Business Expectations
- A seamless end-to-end process to replace existing flow.
- Backoffice tool to manage loan requests and users.
- A scalable option beyond efficient excel.
- More borrowers
Customer Pain Points
- Lengthy and Cluttered Forms: Traditional loan applications that require filling out too many fields, often repeating information that’s already on file.
- Confusing Eligibility Criteria: Applicants don’t usually get the exact requirements for loan approval, leading to uncertainty, hesitation and decline.
- Slow Processing Times: Most traditional bank issued loans can’t cater to emergencies.
- Lack of Transparency: The breakdown of fees, costs, and repayment terms are usually vague till it is time to pay.
Design Approach
I drafted simple, low fidelity screens to describe the user flow that enabled customers to quickly check their eligibility with the engineers and product owners. The flow was designed to reduce friction and deliver a modern, efficient experience.
Upon review of the flow with the engineers and product owners, we ideated a better and more seamless approach to the process by creating a pre-approval system. This meant that the engineers would automate the approval process from the database based on eligibility parameters and the customers would be notified of their eligibility before they even applied.
This approach would serve as both a marketing effort and process starter. With this in mind, I fine-tuned the user flow to cater to this, making it far more straightforward.
Emphasis on Transparency
From my low fidelity designs, I chose to prominently present fee structures, and repayment details within the application process. This decision was essential to create clarity and build trust among users and provide clear expectations right from the outset.
Seamless enough for the demographic
We cut back our process steps by prompting users from their dashboard to request for loans since they have been certified eligible backend. The aim was to creatively eliminate dropoffs for a set of users known to have short attention spans.
Scalable Process Design
The flow was optimised to cater to other loan types; with this experience, we aimed to get all types of customers to take loans with us in as quickly as 3 easy steps.
Testing
From guerrilla tests on the low fidelity wireframes validating the plan structured out in the design, to another round of tests with more stakeholders and product owners to review what the result looked like.

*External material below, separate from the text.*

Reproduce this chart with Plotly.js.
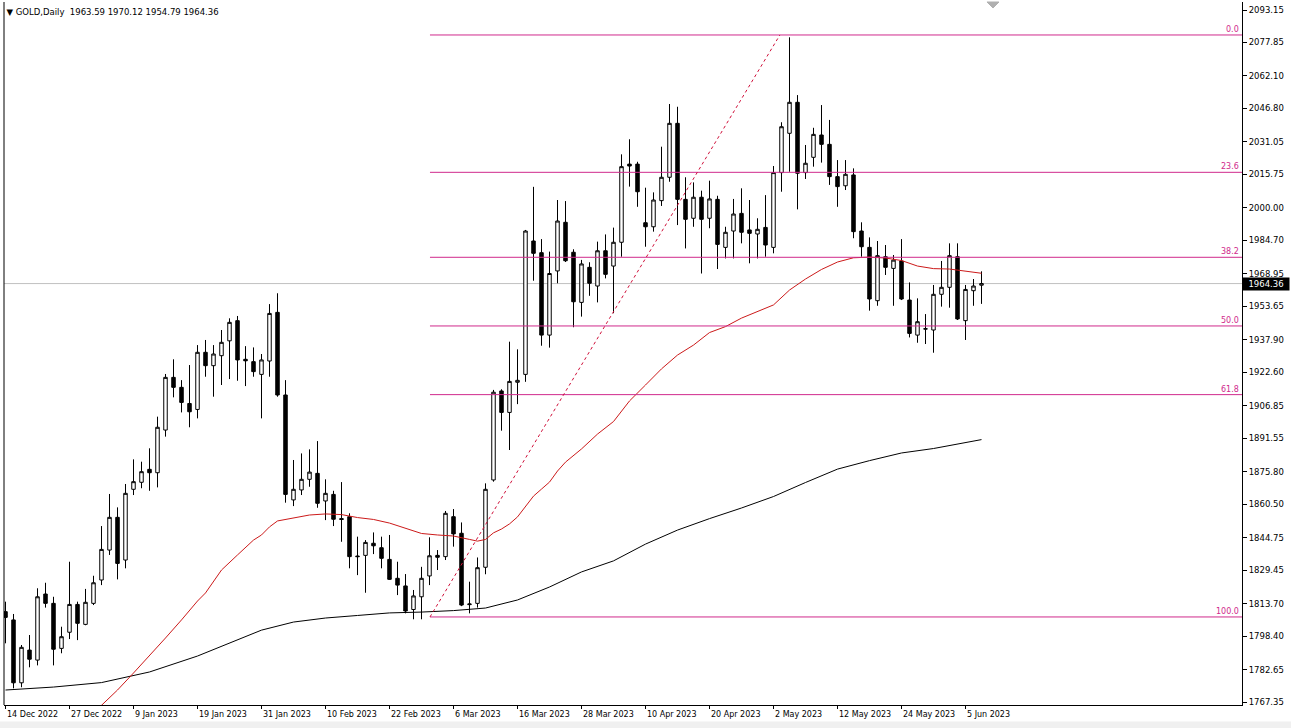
<!DOCTYPE html>
<html>
<head>
<meta charset="utf-8">
<script src="https://cdn.plot.ly/plotly-3.0.1.min.js"></script>
<style>
  html, body { margin: 0; padding: 0; background: #ffffff; }
  #chart { width: 1291px; height: 728px; }
</style>
</head>
<body>
<div id="chart"></div>
<script>
// ---------------- data ----------------
const dateLabels = ['14 Dec 2022','27 Dec 2022','9 Jan 2023','19 Jan 2023','31 Jan 2023','10 Feb 2023',
  '22 Feb 2023','6 Mar 2023','16 Mar 2023','28 Mar 2023','10 Apr 2023','20 Apr 2023','2 May 2023',
  '12 May 2023','24 May 2023','5 Jun 2023'];
const dateLabelBars = [0,8,16,24,32,40,48,56,64,72,80,88,96,104,112,120];

const openP = [1809.9,1806.0,1776.4,1791.8,1787.1,1818.2,1813.8,1792.6,1800.2,1813.3,1803.9,1813.8,1824.8,1838.9,1854.3,1834.2,
  1867.5,1870.8,1876.9,1875.3,1895.4,1920.2,1915.5,1907.9,1905.1,1932.0,1925.7,1930.4,1937.4,1946.9,1928.7,1927.6,
  1921.6,1927.9,1950.8,1911.9,1862.5,1867.2,1872.2,1875.0,1862.0,1865.1,1853.7,1854.6,1836.1,1836.4,1842.1,1840.0,
  1834.5,1825.6,1822.0,1810.9,1816.9,1826.7,1836.4,1835.8,1854.6,1846.8,1813.2,1813.8,1830.8,1871.9,1913.8,1903.7,
  1917.9,1921.6,1984.4,1978.9,1940.1,1970.3,1993.2,1979.1,1955.5,1972.0,1963.2,1979.8,1972.6,1983.8,2020.6,2020.6,
  1993.0,1991.1,2003.4,2014.4,2039.8,2004.0,1995.1,2005.0,1995.1,2004.0,1981.4,1989.1,1997.4,1989.6,1987.7,1990.8,
  1981.4,2016.6,2035.1,2049.7,2016.6,2023.8,2034.3,2029.9,2014.7,2010.4,2015.5,1989.1,1981.4,1956.3,1977.0,1971.5,
  1975.0,1956.6,1940.1,1942.9,1942.5,1959.3,1962.6,1977.0,1946.9,1961.0,1963.59];
const highP = [1814.6,1808.8,1794.2,1798.9,1820.9,1823.5,1816.9,1802.8,1833.4,1814.6,1820.6,1826.8,1850.2,1865.3,1859.0,1870.0,
  1881.6,1880.5,1886.8,1901.7,1921.8,1928.7,1918.9,1926.0,1935.4,1937.8,1935.4,1942.5,1948.0,1949.1,1934.9,1934.3,
  1931.2,1954.7,1959.8,1918.9,1881.3,1884.4,1886.3,1890.2,1872.2,1866.8,1870.9,1856.2,1845.2,1843.6,1847.2,1845.2,
  1846.0,1833.4,1827.6,1820.1,1831.0,1844.9,1838.9,1857.3,1858.2,1851.9,1824.0,1835.4,1870.3,1914.3,1914.6,1937.0,
  1933.4,1989.6,2009.9,1985.3,1979.4,2003.7,2003.2,1980.5,1975.5,1974.4,1984.1,1987.5,1990.7,2025.2,2032.3,2021.7,
  2009.5,2007.3,2028.8,2048.9,2047.6,2014.4,2012.0,2008.1,2012.8,2005.7,1991.1,2004.2,2009.2,2003.7,1995.1,2006.0,
  2019.7,2040.3,2080.3,2053.1,2029.6,2037.7,2048.4,2041.4,2022.5,2022.5,2018.6,1993.2,1986.1,1984.4,1982.5,1977.8,
  1985.3,1964.9,1957.4,1950.0,1963.7,1975.0,1983.3,1983.3,1963.7,1966.5,1970.12];
const lowP = [1795.0,1773.8,1774.3,1783.7,1784.6,1811.8,1784.6,1790.3,1797.0,1796.5,1803.5,1813.0,1822.4,1836.6,1825.1,1830.3,
  1864.8,1868.0,1866.8,1868.4,1892.3,1910.8,1903.7,1896.7,1900.9,1920.5,1911.1,1916.6,1919.4,1918.6,1916.1,1920.5,
  1900.9,1920.5,1911.1,1861.2,1859.6,1864.8,1868.7,1858.8,1853.0,1850.2,1842.8,1830.3,1827.1,1818.8,1837.0,1830.3,
  1824.8,1817.7,1809.1,1806.3,1806.3,1822.4,1829.5,1834.2,1840.5,1812.5,1809.1,1811.8,1827.5,1871.1,1895.1,1886.0,
  1907.6,1918.1,1965.7,1935.1,1934.2,1964.5,1974.5,1943.8,1948.8,1958.6,1955.5,1966.8,1950.4,1977.0,2010.0,2000.5,
  1981.7,1988.8,2000.9,2012.3,1991.9,1980.9,1991.1,1969.1,1990.4,1971.2,1976.2,1976.2,1983.3,1973.9,1976.2,1977.0,
  1978.6,2007.6,2017.0,1999.3,2013.6,2019.4,2021.3,2010.8,2000.5,2008.4,1985.7,1977.0,1951.6,1953.9,1968.4,1953.9,
  1956.6,1939.0,1936.5,1935.9,1931.8,1953.5,1953.0,1947.2,1937.8,1953.9,1954.79];
const closeP = [1807.2,1776.4,1793.1,1787.5,1816.9,1813.8,1792.2,1798.1,1813.3,1804.4,1814.3,1823.5,1839.2,1854.3,1832.6,1865.6,
  1871.1,1875.8,1875.3,1896.7,1920.2,1915.5,1908.4,1904.0,1932.0,1925.7,1931.2,1936.7,1946.1,1928.4,1928.0,1922.9,
  1928.4,1950.3,1911.9,1865.1,1867.5,1872.2,1875.6,1860.9,1865.6,1853.4,1853.3,1835.8,1835.8,1842.5,1840.9,1835.0,
  1825.1,1822.4,1810.2,1817.3,1825.6,1836.2,1835.5,1856.2,1846.5,1813.0,1813.5,1830.6,1867.5,1913.2,1903.7,1918.3,
  1918.8,1989.1,1978.6,1940.1,1969.1,1993.8,1975.1,1955.8,1973.6,1964.5,1979.8,1968.7,1983.8,2019.4,2019.7,2007.6,
  1991.1,2003.7,2014.4,2039.8,2004.0,1994.6,2005.0,1994.6,2004.2,1982.8,1988.5,1997.1,1988.5,1988.0,1989.9,1982.5,
  2016.6,2038.2,2049.7,2016.3,2021.0,2034.6,2029.9,2014.7,2010.0,2015.8,1988.8,1981.7,1957.1,1977.5,1972.0,1975.4,
  1957.1,1940.9,1946.4,1943.1,1959.3,1962.6,1977.5,1947.7,1961.6,1963.2,1964.36];

// moving averages (bar index, value)
const redMaBars = [11,14,16,18,20,22,24,25,27,29,30,31,32,33,34,36,38,40,42,44,46,48,50,52,54,56,58,59,60,61,62,63,64,65,
  66,67,68,69,70,72,74,76,78,80,82,84,86,88,90,92,94,96,98,100,102,104,106,108,110,112,114,116,118,120,122];
const redMaVals = [1762.2,1773.0,1781.0,1789.0,1797.5,1806.0,1814.9,1818.7,1829.5,1836.6,1840.3,1843.6,1846.0,1849.8,1852.6,
  1854.0,1855.4,1855.9,1855.6,1854.2,1853.3,1851.6,1849.3,1846.7,1846.0,1845.5,1843.9,1843.1,1843.9,1847.0,1848.8,1851.2,
  1854.5,1859.4,1864.3,1867.6,1870.9,1876.1,1880.3,1886.5,1893.5,1899.4,1909.1,1916.6,1924.2,1930.7,1935.4,1941.3,1944.1,
  1948.1,1951.2,1954.3,1961.3,1966.5,1971.0,1974.5,1976.5,1976.8,1976.4,1975.2,1972.6,1971.4,1971.2,1970.3,1969.2];
const blackMaBars = [0,6,12,18,24,28,32,36,40,44,48,52,56,60,62,64,68,72,76,80,84,88,92,96,100,104,108,112,116,120,122];
const blackMaVals = [1773.0,1774.4,1776.5,1781.5,1789.0,1795.1,1801.2,1805.0,1806.9,1808.1,1809.3,1809.7,1810.4,1811.6,
  1813.5,1815.4,1821.5,1828.6,1833.8,1841.7,1848.3,1853.7,1858.7,1864.1,1870.7,1877.0,1881.0,1884.6,1886.7,1889.3,1890.9];

// price scale labels
const priceTicks = ['2093.15','2077.85','2062.10','2046.80','2031.05','2015.75','2000.00','1984.70','1968.95','1953.65',
  '1937.90','1922.60','1906.85','1891.55','1875.80','1860.50','1844.75','1829.45','1813.70','1798.40','1782.65','1767.35'];

// fibonacci retracement
const fibLevels = [0, 23.6, 38.2, 50, 61.8, 100];
const fibHigh = 2081.4, fibLow = 1807.4;
const fibStartBar = 53.06, fibEndBar = 96.8;

const lastPrice = 1964.36;
const titleText = '▼ GOLD,Daily  1963.59 1970.12 1954.79 1964.36';

// ---------------- chart ----------------
const bars = openP.map((_, i) => i);
const xRange = [-0.1875, 154.5625];
const yRange = [1765.95, 2096.92];
const FONT = 'DejaVu Sans, Verdana, sans-serif';
const fibColor = '#d02a8c';

const traces = [
  {
    type: 'candlestick', x: bars, open: openP, high: highP, low: lowP, close: closeP,
    increasing: { line: { color: '#000000', width: 1 }, fillcolor: '#ffffff' },
    decreasing: { line: { color: '#000000', width: 1 }, fillcolor: '#000000' },
    whiskerwidth: 0, hoverinfo: 'skip', showlegend: false
  },
  { type: 'scatter', mode: 'lines', x: blackMaBars, y: blackMaVals,
    line: { color: '#000000', width: 1 }, hoverinfo: 'skip', showlegend: false },
  { type: 'scatter', mode: 'lines', x: redMaBars, y: redMaVals,
    line: { color: '#cc1a1a', width: 1 }, hoverinfo: 'skip', showlegend: false }
];

const shapes = [];
const annotations = [];

// current price line
shapes.push({ type: 'line', xref: 'paper', x0: 0, x1: 1, yref: 'y', y0: lastPrice, y1: lastPrice,
  line: { color: '#c0c0c0', width: 1 }, layer: 'below' });

// fib levels
fibLevels.forEach(lv => {
  const p = fibHigh - lv / 100 * (fibHigh - fibLow);
  shapes.push({ type: 'line', xref: 'x', x0: fibStartBar, x1: xRange[1], yref: 'y', y0: p, y1: p,
    line: { color: fibColor, width: 1 } });
  annotations.push({ xref: 'paper', x: 1, xanchor: 'right', xshift: -1, yref: 'y', y: p, yanchor: 'bottom',
    yshift: -1, text: lv.toFixed(1), showarrow: false, font: { family: FONT, size: 8, color: fibColor } });
});
// fib trend line
shapes.push({ type: 'line', xref: 'x', yref: 'y', x0: fibStartBar, y0: fibLow, x1: fibEndBar, y1: fibHigh,
  line: { color: '#d0103a', width: 1, dash: 'dot' } });

// frame: left line, chart-shift marker, bottom strip
shapes.push({ type: 'line', xref: 'paper', yref: 'paper', x0: 0, x1: 0, y0: 0, y1: 1,
  line: { color: '#000000', width: 1 } });
shapes.push({ type: 'path', xref: 'paper', yref: 'paper', path: 'M 0.794 1 L 0.8037 1 L 0.7989 0.9915 Z',
  fillcolor: '#b0b0b0', line: { color: '#b0b0b0', width: 1 } });
shapes.push({ type: 'rect', xref: 'paper', yref: 'paper', x0: -0.01, x1: 1.05, y0: -0.0335, y1: -0.0235,
  fillcolor: '#f0f0f0', line: { width: 0 }, layer: 'below' });

// date labels (left-aligned at the bar like MT4)
dateLabels.forEach((t, k) => {
  annotations.push({ xref: 'x', x: dateLabelBars[k], xanchor: 'left', xshift: -1, yref: 'paper', y: 0,
    yanchor: 'top', yshift: -3, text: t, showarrow: false, font: { family: FONT, size: 8, color: '#000000' } });
});

// current price box
annotations.push({ xref: 'paper', x: 1, xanchor: 'left', xshift: 0, yref: 'y', y: lastPrice, yanchor: 'middle',
  text: lastPrice.toFixed(2), showarrow: false, bgcolor: '#000000', borderpad: 1, width: 44, align: 'center',
  font: { family: FONT, size: 8.5, color: '#ffffff' } });

const layout = {
  width: 1291, height: 728,
  margin: { l: 4, r: 49, t: 2, b: 23 },
  paper_bgcolor: '#ffffff', plot_bgcolor: '#ffffff',
  showlegend: false,
  boxgap: 0.38,
  title: { text: titleText, x: 0.005, xanchor: 'left', xref: 'container', y: 1 - 12 / 728, yanchor: 'middle', yref: 'container',
    font: { family: FONT, size: 8.5, color: '#000000' } },
  xaxis: {
    type: 'linear', range: xRange, rangeslider: { visible: false },
    showgrid: false, zeroline: false, showline: true, linecolor: '#000000', linewidth: 1,
    tickmode: 'array', tickvals: dateLabelBars, ticks: 'outside', ticklen: 3, tickcolor: '#000000',
    showticklabels: false, fixedrange: true
  },
  yaxis: {
    side: 'right', range: yRange, showgrid: false, zeroline: false,
    showline: true, linecolor: '#000000', linewidth: 1,
    tickmode: 'array', tickvals: priceTicks.map(Number), ticktext: priceTicks,
    ticks: 'outside', ticklen: 4, tickcolor: '#000000',
    tickfont: { family: FONT, size: 8.5, color: '#000000' }, fixedrange: true
  },
  shapes: shapes,
  annotations: annotations
};

Plotly.newPlot('chart', traces, layout, { displayModeBar: false, staticPlot: true });
</script>
</body>
</html>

App content/copy recommendations were made by the UX writing team of the communication department, after which the final designs were presented to the bank’s management for approval and recommendations.
Gains, Learnings and Future Plans
I had to learn a different approach to get buy-in for my design ideas. I was having to deal with industry experts in different banking areas, as well as management staff who were not keen on taking a lot of risk to give out loans at scale to customers who they didn’t deem fit. I leveraged information gained from competition, metrics on potential gains from exploring the venture, as well as how risk was to be averted with our designed flows to get buy in from relevant stakeholders.
I gained key insights into the lending space – both from the banking perspective as well as fintech perspective. It was an interesting task to marry all that information to birth ideas that would leverage the strengths of both sides.
I had to prototype a lot and make changes on the go as I was working with stakeholder feedback to fine-tune my work within a short time, before having to present to management. We succeeded in getting approval for development. Yay!